There's nothing wrong with the "that's how I was taught this" way or the "it works this" way. But if we want to be complete skiers, we need to able to ski different ways. There's usually more than one way to get skis to work. When one is able to ski multiple ways, one has the luxury of choosing which approach works best for their particular situation.

Zo now ve vill start all over again and zis time ve do it on von schki! Schnell!
post #5 of 8
Quote:
Originally Posted by therusty
Evil Rusty might also have your troublemakers shuffle their feet back and forth through the turn.
Hey, I like that one! Nothing evil there at all! Same with bounces where one concentrates on flexing the ankles through their turns and traverses... Try THAT with excessive tip lead.....
post #6 of 8
Taking lessons or coaching is to become BETTER. To become BETTER requires CHANGE. To CHANGE means to do something DIFFERENT. If it's DIFFERENT it feels STRANGE. So:


"If it don't feel strange, you will not change."

. . . with apologies to Johnny Cochran and Bob Barnes for this theft.
post #7 of 8
If these two people have nice big egos, which it sounds like they do, you could try putting them in the gates (easy, NASTAR type), and watch and laugh as they get their doors blown off by the people who are learning.
post #8 of 8
josseph,
Unfortunately, it sounds like your wanting for their success is greater than theirs. Bummer.
When they challenge the leader....REMIND them who is the leader.
Make sure to emphasize that you have passed the EVALUATION and you are tyring to coach them to do the same. In other words.....do your best not to be adversarial.....(sounds like you are heading that way )
Use as many exercises as possible to work from their current skiing styles. There is the possibility that they are having trouble carrying out the tasks....and are using the distractions..... as a way to be 'right'... to keep their own confidence in tact.
Emphasize, that the exercises are working toward a POSITIVE EVALUATION.
Though, their 'old ways' may be used in getting around the mountain..It is not accepted as the current skiing model and it will FAIL THE EVALUATION.
If they seem to be indifferent to their success...then further personal engagement should be carried out.

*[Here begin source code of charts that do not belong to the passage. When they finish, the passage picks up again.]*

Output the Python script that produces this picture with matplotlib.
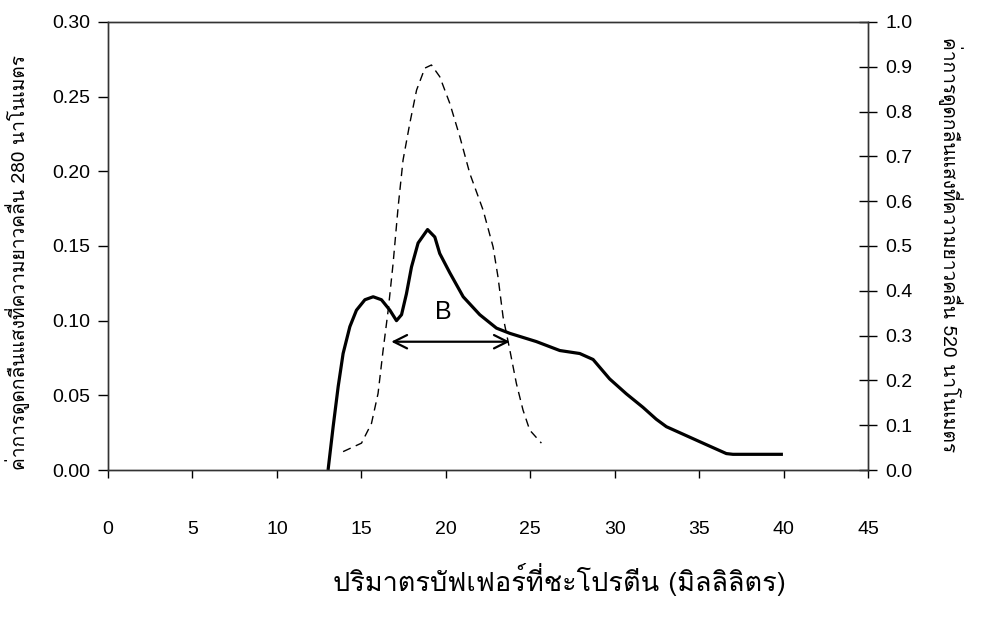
import matplotlib
matplotlib.use("Agg")
import matplotlib.pyplot as plt
from matplotlib import font_manager
from matplotlib.ft2font import FT2Font

# absorbance at 280 nm (left axis, solid)
vol_280 = [13.03, 13.33, 13.63, 13.92, 14.32, 14.71, 15.21, 15.70, 16.19, 16.69, 17.08, 17.38,
           17.67, 17.97, 18.36, 18.92, 19.35, 19.64, 20.24, 21.03, 22.01, 23.00, 23.79, 25.36,
           26.75, 27.93, 28.72, 29.70, 30.69, 31.67, 32.46, 33.06, 34.24, 35.42, 36.61, 37.00, 39.96]
abs_280 = [0.000, 0.029, 0.056, 0.078, 0.096, 0.107, 0.114, 0.116, 0.114, 0.107, 0.100, 0.104,
           0.118, 0.136, 0.152, 0.161, 0.156, 0.145, 0.132, 0.116, 0.104, 0.095, 0.0915, 0.086,
           0.080, 0.078, 0.074, 0.061, 0.051, 0.042, 0.034, 0.029, 0.023, 0.017, 0.011, 0.0105, 0.0105]

# absorbance at 520 nm (right axis, dashed)
vol_520 = [13.92, 15.01, 15.60, 15.99, 16.29, 16.59, 16.88, 17.18, 17.47, 17.87, 18.27, 18.76,
           19.15, 19.64, 20.24, 20.83, 21.42, 22.21, 22.80, 23.09, 23.39, 23.79, 24.18, 24.57,
           24.97, 25.66]
abs_520 = [0.041, 0.060, 0.104, 0.171, 0.268, 0.357, 0.461, 0.588, 0.692, 0.774, 0.848, 0.897,
           0.904, 0.878, 0.818, 0.744, 0.662, 0.580, 0.498, 0.431, 0.342, 0.268, 0.193, 0.134,
           0.089, 0.060]

# pooled fraction B
pool_start, pool_end, pool_level = 16.77, 23.79, 0.0859
pool_label = "B"
pool_label_x, pool_label_y = 19.84, 0.106

x_ticks = [0, 5, 10, 15, 20, 25, 30, 35, 40, 45]
left_ticks = [0.00, 0.05, 0.10, 0.15, 0.20, 0.25, 0.30]
right_ticks = [0.0, 0.1, 0.2, 0.3, 0.4, 0.5, 0.6, 0.7, 0.8, 0.9, 1.0]

xlabel = "ปริมาตรบัฟเฟอร์ที่ชะโปรตีน (มิลลิลิตร)"
ylabel_left = "ค่าการดูดกลืนแสงที่ความยาวคลื่น 280 นาโนเมตร"
ylabel_right = "ค่าการดูดกลืนแสงที่ความยาวคลื่น 520 นาโนเมตร"

# look for any installed font that has Thai glyphs
thai_font = None
for f in font_manager.fontManager.ttflist:
    try:
        if 0x0E1B in FT2Font(f.fname).get_charmap():
            thai_font = f.name
            break
    except Exception:
        pass
thai_family = [thai_font, "DejaVu Sans"] if thai_font else ["DejaVu Sans"]

plt.rcParams['font.family'] = ["Liberation Sans", "DejaVu Sans"]

fig = plt.figure(figsize=(9.89, 6.26), dpi=100)
ax = fig.add_axes([0.1092, 0.2492, 0.7685, 0.7157])
ax2 = ax.twinx()

ax.plot(vol_280, abs_280, color="black", lw=2.3, solid_joinstyle="round", solid_capstyle="butt")
ax2.plot(vol_520, abs_520, color="black", lw=1.0, dashes=(6, 4))

ax.annotate("", xy=(pool_end, pool_level), xytext=(pool_start, pool_level),
            arrowprops=dict(arrowstyle="<->", lw=1.6, color="black", mutation_scale=24,
                            shrinkA=0, shrinkB=0))
ax.text(pool_label_x, pool_label_y, pool_label, fontsize=18, ha="center", va="center")

ax.set_xlim(0, 45)
ax.set_ylim(0, 0.30)
ax2.set_ylim(0, 1.0)

ax.set_xticks(x_ticks)
ax.set_xticklabels([str(v) for v in x_ticks])
ax.set_yticks(left_ticks)
ax.set_yticklabels(["%.2f" % v for v in left_ticks])
ax2.set_yticks(right_ticks)
ax2.set_yticklabels(["%.1f" % v for v in right_ticks])

ax.tick_params(axis="x", direction="out", length=6, width=1, pad=31, labelsize=14)
ax.tick_params(axis="y", direction="out", length=7, width=1, pad=6, labelsize=14)
ax2.tick_params(axis="y", direction="inout", length=13, width=1, pad=6, labelsize=14)

for a in (ax, ax2):
    for s in a.spines.values():
        s.set_linewidth(1.0)
        s.set_color("#333333")

fig.text(559 / 989, 1 - 580 / 626, xlabel, family=thai_family, fontsize=19.5,
         ha="center", va="center")
fig.text(18 / 989, 1 - 262 / 626, ylabel_left, family=thai_family, fontsize=13.8,
         rotation=90, ha="center", va="center")
fig.text(950 / 989, 1 - 245 / 626, ylabel_right, family=thai_family, fontsize=13.8,
         rotation=270, ha="center", va="center")

fig.savefig("out.png", dpi=100)
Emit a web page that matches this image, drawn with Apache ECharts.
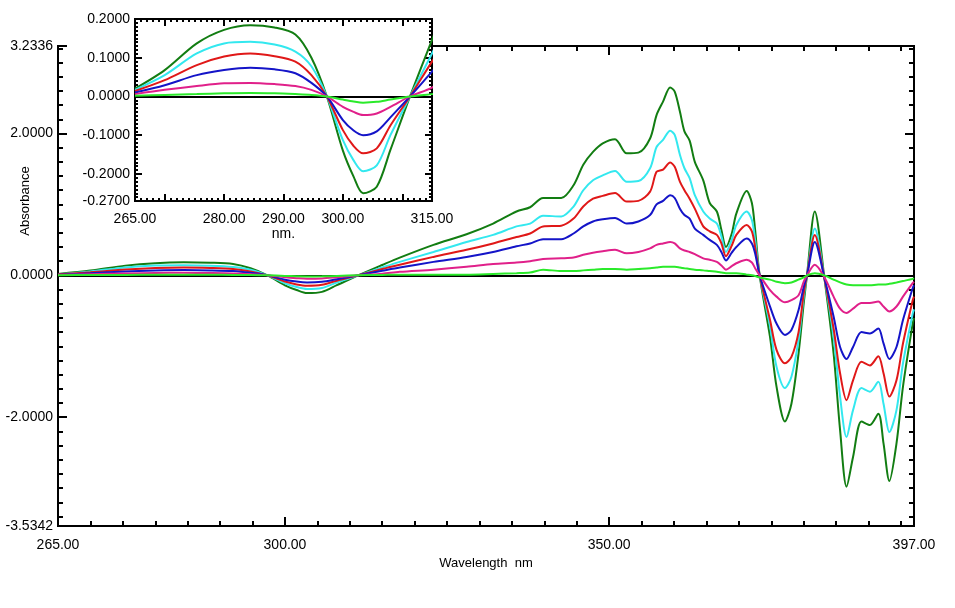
<!DOCTYPE html>
<html>
<head>
<meta charset="utf-8">
<script src="https://cdn.jsdelivr.net/npm/echarts@6/dist/echarts.min.js"></script>
<style>
html,body{margin:0;padding:0;background:#fff}
#main{width:955px;height:608px}
</style>
</head>
<body>
<div id="main"></div>
<script>
// 波长 (nm)
var wavelength = [265, 270, 275.4, 280, 284.4, 288.5, 292, 294.7, 297.3, 300, 301.8, 303.4, 305.7, 308, 311.3, 315,
  317.7, 322.9, 328, 332.1, 335.7, 337.8, 339.8, 342.6, 344.5, 346, 347.5, 349, 350.9, 352.7, 354.5, 356.3,
  357.3, 358.3, 359.4, 360.1, 360.9, 361.6, 362.4, 363.2, 364.5, 365.5, 366.6, 367.3, 368, 368.9, 369.6,
  371.2, 372, 372.5, 373.2, 374.8, 375.8, 377.1, 378.1, 379.2, 380, 380.5, 381.7, 383.2, 384.6, 385.6,
  386.6, 387.6, 388.9, 390.2, 391.5, 392.3, 393.2, 394.3, 395.3, 396.8, 397];

var darkGreen = [0.02, 0.068, 0.137, 0.172, 0.184, 0.178, 0.160, 0.10, 0.0, -0.14, -0.207, -0.250, -0.233, -0.138, 0.0, 0.146,
  0.25, 0.43, 0.58, 0.73, 0.90, 0.96, 1.09, 1.09, 1.27, 1.56, 1.74, 1.86, 1.92, 1.72, 1.73, 1.93,
  2.26, 2.45, 2.65, 2.59, 2.31, 2.03, 1.90, 1.60, 1.34, 1.02, 0.90, 0.64, 0.40, 0.59, 0.87,
  1.19, 1.02, 0.64, 0.0, -0.87, -1.57, -2.06, -1.81, -1.10, -0.39, 0.0, 0.90, -0.05, -1.10, -2.18,
  -2.98, -2.56, -2.06, -2.11, -1.95, -2.37, -2.90, -2.37, -1.57, -0.68, -0.60];

var cyan = [0.017, 0.055, 0.111, 0.137, 0.141, 0.134, 0.116, 0.078, 0.0, -0.113, -0.165, -0.193, -0.178, -0.100, 0.0, 0.111,
  0.19, 0.33, 0.47, 0.57, 0.69, 0.73, 0.84, 0.83, 0.97, 1.20, 1.34, 1.41, 1.47, 1.32, 1.33, 1.51,
  1.81, 1.91, 2.04, 1.98, 1.70, 1.51, 1.37, 1.13, 0.90, 0.80, 0.73, 0.55, 0.33, 0.50, 0.71,
  0.90, 0.78, 0.50, 0.0, -0.72, -1.29, -1.59, -1.43, -0.91, -0.30, 0.0, 0.66, -0.05, -0.87, -1.71,
  -2.28, -1.90, -1.59, -1.64, -1.50, -1.81, -2.21, -1.90, -1.24, -0.54, -0.48];

var red = [0.014, 0.042, 0.081, 0.103, 0.111, 0.104, 0.090, 0.055, 0.0, -0.087, -0.128, -0.147, -0.134, -0.075, 0.0, 0.090,
  0.15, 0.26, 0.36, 0.45, 0.54, 0.59, 0.69, 0.70, 0.80, 0.97, 1.08, 1.12, 1.16, 1.04, 1.05, 1.18,
  1.46, 1.49, 1.59, 1.53, 1.32, 1.20, 1.08, 0.94, 0.69, 0.62, 0.57, 0.45, 0.27, 0.42, 0.57,
  0.71, 0.62, 0.40, 0.0, -0.63, -1.05, -1.24, -1.15, -0.80, -0.25, 0.0, 0.57, -0.05, -0.75, -1.38,
  -1.76, -1.48, -1.22, -1.27, -1.14, -1.38, -1.71, -1.48, -0.96, -0.35, -0.30];

var blue = [0.010, 0.029, 0.055, 0.068, 0.074, 0.070, 0.060, 0.035, 0.0, -0.061, -0.088, -0.100, -0.090, -0.054, 0.0, 0.064,
  0.11, 0.19, 0.26, 0.33, 0.41, 0.45, 0.51, 0.51, 0.59, 0.69, 0.76, 0.79, 0.81, 0.73, 0.76, 0.85,
  1.00, 1.05, 1.13, 1.09, 0.94, 0.85, 0.80, 0.66, 0.57, 0.50, 0.43, 0.33, 0.21, 0.32, 0.40,
  0.52, 0.45, 0.31, 0.0, -0.44, -0.68, -0.84, -0.77, -0.49, -0.16, 0.0, 0.47, -0.04, -0.58, -1.01,
  -1.18, -1.01, -0.80, -0.82, -0.75, -0.96, -1.18, -1.01, -0.63, -0.18, -0.14];

var magenta = [0.006, 0.017, 0.027, 0.034, 0.035, 0.032, 0.027, 0.017, 0.0, -0.027, -0.040, -0.048, -0.044, -0.027, 0.0, 0.023,
  0.05, 0.08, 0.12, 0.16, 0.18, 0.20, 0.23, 0.24, 0.25, 0.29, 0.32, 0.34, 0.36, 0.31, 0.33, 0.38,
  0.43, 0.45, 0.47, 0.45, 0.38, 0.35, 0.33, 0.30, 0.24, 0.22, 0.19, 0.14, 0.08, 0.13, 0.17,
  0.22, 0.18, 0.10, 0.0, -0.21, -0.30, -0.38, -0.35, -0.28, -0.09, 0.0, 0.15, -0.03, -0.30, -0.47,
  -0.53, -0.47, -0.39, -0.39, -0.37, -0.44, -0.51, -0.44, -0.30, -0.11, -0.09];

var lightGreen = [0.002, 0.004, 0.006, 0.008, 0.009, 0.008, 0.006, 0.004, 0.0, -0.008, -0.013, -0.016, -0.014, -0.008, 0.0, 0.006,
  0.01, 0.01, 0.01, 0.02, 0.03, 0.04, 0.08, 0.06, 0.06, 0.07, 0.08, 0.09, 0.09, 0.08, 0.09, 0.10,
  0.11, 0.12, 0.12, 0.12, 0.11, 0.10, 0.09, 0.08, 0.07, 0.06, 0.05, 0.04, 0.03, 0.03, 0.03,
  0.01, 0.00, -0.01, -0.03, -0.06, -0.09, -0.11, -0.10, -0.06, -0.03, 0.0, 0.03, 0.0, -0.06, -0.10,
  -0.13, -0.14, -0.14, -0.14, -0.13, -0.13, -0.12, -0.10, -0.08, -0.05, -0.04];

var seriesValues = [darkGreen, cyan, red, blue, magenta, lightGreen];
var seriesColors = ['#127d12', '#33e8ef', '#e01818', '#1414c8', '#e0208a', '#2aea2a'];

// 刻度
var mainXLabels = [265, 300, 350, 397];
var mainXMajor = [300, 350];
var mainYLabels = [3.2336, 2, 0, -2, -3.5342];
var mainYMajor = [2, 0, -2];
var insetXLabels = [265, 280, 290, 300, 315];
var insetXMajor = [270, 280, 290, 300, 310];
var insetYLabels = [0.2, 0.1, 0, -0.1, -0.2, -0.27];
var insetYMajor = [0.1, 0, -0.1, -0.2];

var mainXMinor = [], mainYMinor = [], insetXMinor = [], insetYMinor = [];
for (var i = 270; i <= 395; i += 5) if (mainXMajor.indexOf(i) < 0) mainXMinor.push(i);
for (var i = -17; i <= 16; i++) if (i % 10 != 0) mainYMinor.push(+(i * 0.2).toFixed(1));
for (var i = 266; i <= 314; i++) if (insetXMajor.indexOf(i) < 0) insetXMinor.push(i);
for (var i = -26; i <= 19; i++) if (i % 10 != 0) insetYMinor.push(+(i * 0.01).toFixed(2));

var FONT = 'Liberation Sans, Arial, sans-serif';

function axis(grid, pos, min, max, ticks, len, z, label) {
  return {
    type: 'value', gridIndex: grid, position: pos, min: min, max: max, z: z,
    axisLine: { show: false, onZero: false },
    splitLine: { show: false },
    axisTick: { show: true, inside: true, length: len, customValues: ticks, lineStyle: { color: '#000', width: 2 } },
    axisLabel: label || { show: false }
  };
}

function labels(vals, digits, margin) {
  return {
    show: true, customValues: vals, margin: margin, color: '#000', fontSize: 14, fontFamily: FONT,
    formatter: function (v) { return (+v).toFixed(digits); }
  };
}

var xAxes = [
  axis(0, 'bottom', 265, 397, mainXMajor, 9, 0, labels(mainXLabels, 2, 12)),
  axis(0, 'bottom', 265, 397, mainXMinor, 5, 0),
  axis(0, 'top', 265, 397, mainXMajor, 9, 0),
  axis(0, 'top', 265, 397, mainXMinor, 5, 0),
  axis(1, 'bottom', 265, 315, insetXMajor, 7, 6, labels(insetXLabels, 2, 11)),
  axis(1, 'bottom', 265, 315, insetXMinor, 3, 6),
  axis(1, 'top', 265, 315, insetXMajor, 7, 6),
  axis(1, 'top', 265, 315, insetXMinor, 3, 6)
];
xAxes[0].name = 'Wavelength  nm';
xAxes[0].nameLocation = 'middle';
xAxes[0].nameGap = 28;
xAxes[0].nameTextStyle = { color: '#000', fontSize: 13, fontFamily: FONT };
xAxes[4].name = 'nm.';
xAxes[4].nameLocation = 'middle';
xAxes[4].nameGap = 25;
xAxes[4].nameTextStyle = { color: '#000', fontSize: 14, fontFamily: FONT };

var yAxes = [
  axis(0, 'left', -3.5342, 3.2336, mainYMajor, 9, 0, labels(mainYLabels, 4, 5)),
  axis(0, 'left', -3.5342, 3.2336, mainYMinor, 5, 0),
  axis(0, 'right', -3.5342, 3.2336, mainYMajor, 9, 0),
  axis(0, 'right', -3.5342, 3.2336, mainYMinor, 5, 0),
  axis(1, 'left', -0.27, 0.2, insetYMajor, 7, 6, labels(insetYLabels, 4, 5)),
  axis(1, 'left', -0.27, 0.2, insetYMinor, 3, 6),
  axis(1, 'right', -0.27, 0.2, insetYMajor, 7, 6),
  axis(1, 'right', -0.27, 0.2, insetYMinor, 3, 6)
];

var series = [];
seriesValues.forEach(function (vals, k) {
  var pts = wavelength.map(function (w, i) { return [w, vals[i]]; });
  series.push({
    type: 'line', xAxisIndex: 0, yAxisIndex: 0, data: pts, showSymbol: false, smooth: 0.3, z: 2,
    lineStyle: { color: seriesColors[k], width: 2 }, itemStyle: { color: seriesColors[k] }
  });
  series.push({
    type: 'line', xAxisIndex: 4, yAxisIndex: 4, data: pts, showSymbol: false, smooth: 0.3, z: 7,
    lineStyle: { color: seriesColors[k], width: 2 }, itemStyle: { color: seriesColors[k] }
  });
});
// 零线
series.unshift({
  type: 'line', xAxisIndex: 0, yAxisIndex: 0, data: [], z: 1,
  markLine: { silent: true, symbol: 'none', z: 1, label: { show: false },
    lineStyle: { color: '#000', width: 2, type: 'solid' }, data: [{ yAxis: 0 }] }
});
series.unshift({
  type: 'line', xAxisIndex: 4, yAxisIndex: 4, data: [], z: 6,
  markLine: { silent: true, symbol: 'none', z: 6, label: { show: false },
    lineStyle: { color: '#000', width: 2, type: 'solid' }, data: [{ yAxis: 0 }] }
});

var myChart = echarts.init(document.getElementById('main'));
var option = {
  animation: false,
  backgroundColor: '#fff',
  grid: [
    { left: 58, top: 46, right: 41, bottom: 82, show: true, borderColor: '#000', borderWidth: 2, z: 0 },
    { left: 135, top: 19, width: 297, height: 182, show: true, borderColor: '#000', borderWidth: 2, backgroundColor: '#fff', z: 6 }
  ],
  xAxis: xAxes,
  yAxis: yAxes,
  graphic: [
    { type: 'rect', shape: { x: 67, y: 0, width: 366, height: 240 }, style: { fill: '#fff' }, z: 5 },
    { type: 'text', x: 25, y: 201, rotation: Math.PI / 2, z: 5,
      style: { text: 'Absorbance', fill: '#000', font: '13px ' + FONT, textAlign: 'center', textVerticalAlign: 'middle' } }
  ],
  series: series
};
myChart.setOption(option);
</script>
</body>
</html>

Bring the students one by one on a lift ride and ask them their true goals...include an evaluation, to date. Mention, in the mock evaluation, their behavior in the group...and point out that their behavior may be limiting their own ability to learn. By doing this individually it will diminish the power of a 'partnership' and realign the power toward the goal.

Since they are making Z turns. Most likely there is some stemming going on. Some exercises that can compliment this movement and progress out out of them are(but not limited to)
Edge/Wedge hop turns
Hop turns...edge to edge...emphasizing steering both legs simultaneously
Linking pivot slips emphasize steering
Linking hockey stops emphasize steering/edge set
Using these and eventually adding in turn shape may help their progression. I know they are basic...but tried and true...add some spice to my suggestions.

Good Luck.....You could always whip them with a wet noodle!